Predominantly of late 18th century date, internal wall surfaces were largely intact particularly in the back hall and stairs where Reckitt’s Blue and Raddle red, synonymous Dublin tenement paint colours, survived in the entrance hall, back hall and stairs.

Technically, the project was loaded with challenges; from the rebuilding of the bottom section of the rear wall (propping the upper section required inventive temporary works), to dealing with ‘the spirit of economic rationalism’ of the Dublin builders of the Georgian period who pushed materials and construction technologies beyond their structural limits and, all located within a very tight urban site with limited access.

Use of traditional crafts and skills

The 14 Henrietta Street conservation project employed expert craftspeople in the area of specialist stone repairs; wrought iron repairs; wallpaper conservation and reproduction; linoleum reproduction; specialist joinery repairs and new joinery; specialist historic paint and surface finishes; specialist decorative plasterwork (cleaning; repairs; restoration); lime plaster and render (including renewal and repair); and repairs to mid-to-late 20th century tiled fireplaces.

In addition to the traditional skills, expert craft skills are apparent in the bespoke concrete flooring; the solid wall brickwork of the new return and, the casting of new fireplace surrounds. It is a notable aspect of the works that practically all repairs and works have been done in-situ (the steel for the new stairs and the timber glazed extension are the only off-site constructed elements). Thus, for the duration of the contract, 14 Henrietta Street became a house of craft workshops.

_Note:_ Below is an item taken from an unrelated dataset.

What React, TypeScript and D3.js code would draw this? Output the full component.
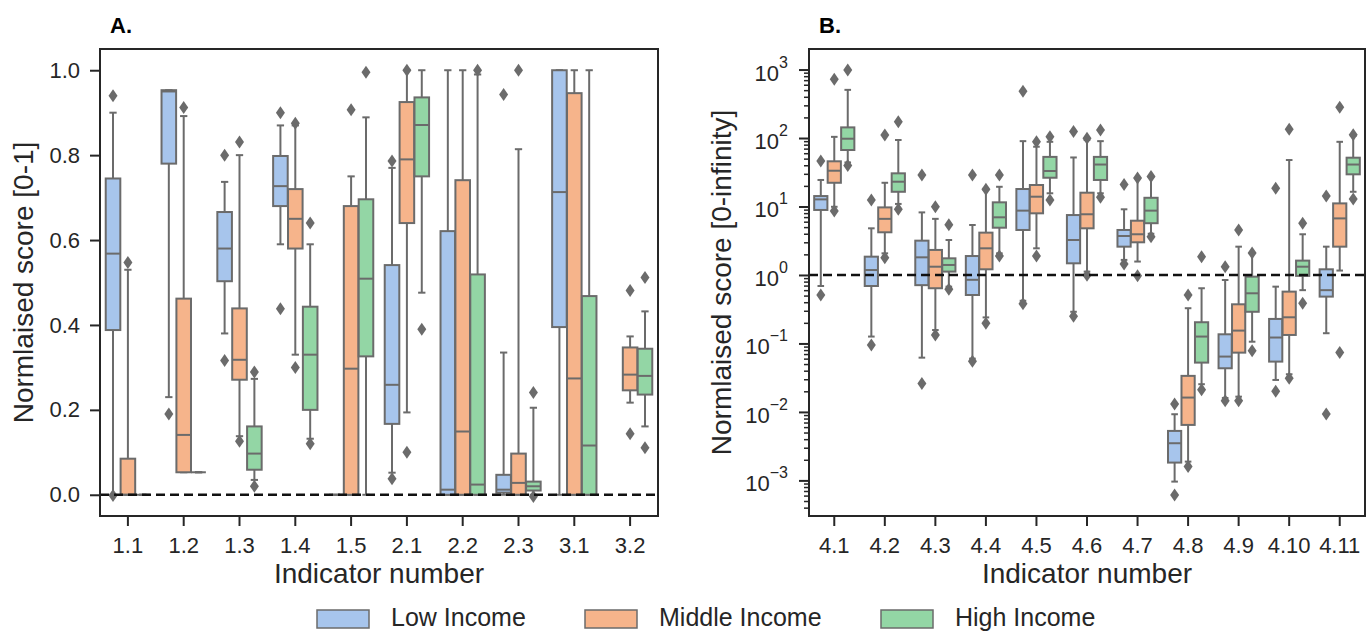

Care has been taken at all stages of the project to use compatible and appropriate materials. For conservation and repair works, analysis and identification of original materials informed specifications – e.g. lime mortars; timber species; stone grafts/replacements. Reversible paints have been used where over-painting historic layers. Materials for new elements have been selected and specified for architectural compatibility and legibility. A limited palette of traditional materials has been used.